[BEGIN]

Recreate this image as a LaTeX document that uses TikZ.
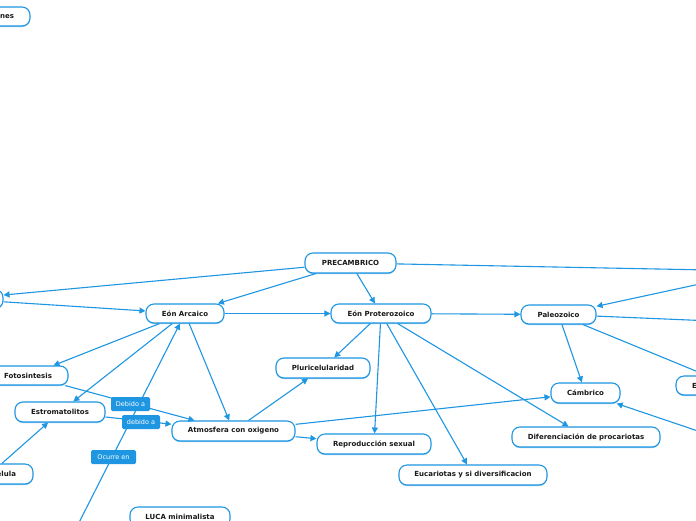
\documentclass[tikz,border=0pt]{standalone}
\usepackage{fontspec}
\setmainfont{DejaVu Sans}
\usetikzlibrary{arrows.meta,shadows}
\definecolor{mblue}{RGB}{30,150,226}
\definecolor{sblue}{RGB}{140,200,240}
\tikzset{
  mbox/.style={draw=mblue, line width=1.1pt, fill=white, rounded corners=8pt,
    inner sep=0pt, font=\fontsize{7}{8.4}\selectfont\bfseries, text=black!90,
    drop shadow={shadow xshift=0pt, shadow yshift=-1.1pt, fill=sblue, opacity=1}},
  lbl/.style={fill=mblue, draw=none, rounded corners=1.5pt, inner sep=0pt,
    minimum height=14pt, text=white, font=\fontsize{6.5}{7.8}\selectfont},
  conn/.style={draw=mblue, line width=1.1pt, -{Triangle[length=6pt,width=6pt]}},
  plainconn/.style={draw=mblue, line width=1.1pt}
}
\begin{document}
\begin{tikzpicture}[x=1pt,y=-1pt]
\useasboundingbox (0,0) rectangle (696,520);
\fill[white] (0,0) rectangle (696,520);
\clip (0,0) rectangle (696,520);
% nodes
\node[mbox, minimum width=72pt, minimum height=19pt] (nes) at (-6,16.5) {\makebox[40pt][r]{nes}};
\node[mbox, minimum width=91pt, minimum height=20pt] (pre) at (350.5,263) {PRECAMBRICO};
\node[mbox, minimum width=86pt, minimum height=19pt] (lnode) at (-40,299) {};
\node[mbox, minimum width=78pt, minimum height=19pt] (arc) at (185,313.5) {Eón Arcaico};
\node[mbox, minimum width=100pt, minimum height=19pt] (pro) at (381,313.5) {Eón Proterozoico};
\node[mbox, minimum width=75pt, minimum height=19pt] (pal) at (558.5,314.5) {Paleozoico};
\node[mbox, minimum width=80pt, minimum height=19pt] (foto) at (28,375.5) {Fotosintesis};
\node[mbox, minimum width=90pt, minimum height=20pt] (est) at (60,412) {Estromatolitos};
\node[mbox, minimum width=86pt, minimum height=20pt] (cel) at (-10,474) {\makebox[52pt][r]{élula}};
\node[mbox, minimum width=123pt, minimum height=20pt] (atm) at (233.5,431) {Atmosfera con oxigeno};
\node[mbox, minimum width=94pt, minimum height=20pt] (plu) at (323,368) {Pluricelularidad};
\node[mbox, minimum width=114pt, minimum height=20pt] (rep) at (374,444) {Reproducción sexual};
\node[mbox, minimum width=148pt, minimum height=20pt] (euc) at (473,475) {Eucariotas y si diversificacion};
\node[mbox, minimum width=148pt, minimum height=20pt] (dif) at (586,437) {Diferenciación de procariotas};
\node[mbox, minimum width=69pt, minimum height=20pt] (cam) at (585.5,393) {Cámbrico};
\node[mbox, minimum width=72pt, minimum height=19pt] (enode) at (712,385.5) {\makebox[40pt][l]{E}};
\node[mbox, minimum width=100pt, minimum height=20pt] (luca) at (180,517) {LUCA minimalista};
% off-picture ends
\coordinate (r1) at (760,271);
\coordinate (r2) at (760,323);
\coordinate (etop) at (708,376);
\coordinate (r3) at (760,452);
\coordinate (src) at (60,560);
% connectors
\draw[conn] (pre) -- (lnode);
\draw[conn] (lnode) -- (arc);
\draw[conn] (pre) -- (arc);
\draw[conn] (pre) -- (pro);
\draw[plainconn] (pre) -- (r1);
\draw[conn] (r1) -- (pal);
\draw[conn] (arc) -- (pro);
\draw[conn] (pro) -- (pal);
\draw[plainconn] (pal) -- (r2);
\draw[conn] (pal) -- (etop);
\draw[conn] (pal) -- (cam);
\draw[conn] (r3) -- (cam);
\draw[conn] (arc) -- (foto);
\draw[conn] (arc) -- (est);
\draw[conn] (arc) -- (atm);
\draw[conn] (src) -- (arc);
\draw[conn] (foto) -- (atm);
\draw[conn] (est) -- (atm);
\draw[conn] (cel) -- (est);
\draw[conn] (atm) -- (plu);
\draw[conn] (atm) -- (cam);
\draw[conn] (atm) -- (rep);
\draw[conn] (pro) -- (plu);
\draw[conn] (pro) -- (rep);
\draw[conn] (pro) -- (euc);
\draw[conn] (pro) -- (dif);
% connector labels
\node[lbl, minimum width=39pt] (l1) at (130.5,404) {Debido a};
\node[lbl, minimum width=38pt] (l2) at (141,422) {debido a};
\node[lbl, minimum width=45pt] (l3) at (113.5,457) {Ocurre en};
\end{tikzpicture}
\end{document}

[END]

§ **AIM**
Would you set down the listing exactly, omitting pictures?

§ **WRITTEN RESPONSE**
Recreate this image as a LaTeX document that uses TikZ.
\documentclass[tikz,border=0pt]{standalone}
\usepackage{fontspec}
\setmainfont{DejaVu Sans}
\usetikzlibrary{arrows.meta,shadows}
\definecolor{mblue}{RGB}{30,150,226}
\definecolor{sblue}{RGB}{140,200,240}
\tikzset{
  mbox/.style={draw=mblue, line width=1.1pt, fill=white, rounded corners=8pt,
    inner sep=0pt, font=\fontsize{7}{8.4}\selectfont\bfseries, text=black!90,
    drop shadow={shadow xshift=0pt, shadow yshift=-1.1pt, fill=sblue, opacity=1}},
  lbl/.style={fill=mblue, draw=none, rounded corners=1.5pt, inner sep=0pt,
    minimum height=14pt, text=white, font=\fontsize{6.5}{7.8}\selectfont},
  conn/.style={draw=mblue, line width=1.1pt, -{Triangle[length=6pt,width=6pt]}},
  plainconn/.style={draw=mblue, line width=1.1pt}
}
\begin{document}
\begin{tikzpicture}[x=1pt,y=-1pt]
\useasboundingbox (0,0) rectangle (696,520);
\fill[white] (0,0) rectangle (696,520);
\clip (0,0) rectangle (696,520);
% nodes
\node[mbox, minimum width=72pt, minimum height=19pt] (nes) at (-6,16.5) {\makebox[40pt][r]{nes}};
\node[mbox, minimum width=91pt, minimum height=20pt] (pre) at (350.5,263) {PRECAMBRICO};
\node[mbox, minimum width=86pt, minimum height=19pt] (lnode) at (-40,299) {};
\node[mbox, minimum width=78pt, minimum height=19pt] (arc) at (185,313.5) {Eón Arcaico};
\node[mbox, minimum width=100pt, minimum height=19pt] (pro) at (381,313.5) {Eón Proterozoico};
\node[mbox, minimum width=75pt, minimum height=19pt] (pal) at (558.5,314.5) {Paleozoico};
\node[mbox, minimum width=80pt, minimum height=19pt] (foto) at (28,375.5) {Fotosintesis};
\node[mbox, minimum width=90pt, minimum height=20pt] (est) at (60,412) {Estromatolitos};
\node[mbox, minimum width=86pt, minimum height=20pt] (cel) at (-10,474) {\makebox[52pt][r]{élula}};
\node[mbox, minimum width=123pt, minimum height=20pt] (atm) at (233.5,431) {Atmosfera con oxigeno};
\node[mbox, minimum width=94pt, minimum height=20pt] (plu) at (323,368) {Pluricelularidad};
\node[mbox, minimum width=114pt, minimum height=20pt] (rep) at (374,444) {Reproducción sexual};
\node[mbox, minimum width=148pt, minimum height=20pt] (euc) at (473,475) {Eucariotas y si diversificacion};
\node[mbox, minimum width=148pt, minimum height=20pt] (dif) at (586,437) {Diferenciación de procariotas};
\node[mbox, minimum width=69pt, minimum height=20pt] (cam) at (585.5,393) {Cámbrico};
\node[mbox, minimum width=72pt, minimum height=19pt] (enode) at (712,385.5) {\makebox[40pt][l]{E}};
\node[mbox, minimum width=100pt, minimum height=20pt] (luca) at (180,517) {LUCA minimalista};
% off-picture ends
\coordinate (r1) at (760,271);
\coordinate (r2) at (760,323);
\coordinate (etop) at (708,376);
\coordinate (r3) at (760,452);
\coordinate (src) at (60,560);
% connectors
\draw[conn] (pre) -- (lnode);
\draw[conn] (lnode) -- (arc);
\draw[conn] (pre) -- (arc);
\draw[conn] (pre) -- (pro);
\draw[plainconn] (pre) -- (r1);
\draw[conn] (r1) -- (pal);
\draw[conn] (arc) -- (pro);
\draw[conn] (pro) -- (pal);
\draw[plainconn] (pal) -- (r2);
\draw[conn] (pal) -- (etop);
\draw[conn] (pal) -- (cam);
\draw[conn] (r3) -- (cam);
\draw[conn] (arc) -- (foto);
\draw[conn] (arc) -- (est);
\draw[conn] (arc) -- (atm);
\draw[conn] (src) -- (arc);
\draw[conn] (foto) -- (atm);
\draw[conn] (est) -- (atm);
\draw[conn] (cel) -- (est);
\draw[conn] (atm) -- (plu);
\draw[conn] (atm) -- (cam);
\draw[conn] (atm) -- (rep);
\draw[conn] (pro) -- (plu);
\draw[conn] (pro) -- (rep);
\draw[conn] (pro) -- (euc);
\draw[conn] (pro) -- (dif);
% connector labels
\node[lbl, minimum width=39pt] (l1) at (130.5,404) {Debido a};
\node[lbl, minimum width=38pt] (l2) at (141,422) {debido a};
\node[lbl, minimum width=45pt] (l3) at (113.5,457) {Ocurre en};
\end{tikzpicture}
\end{document}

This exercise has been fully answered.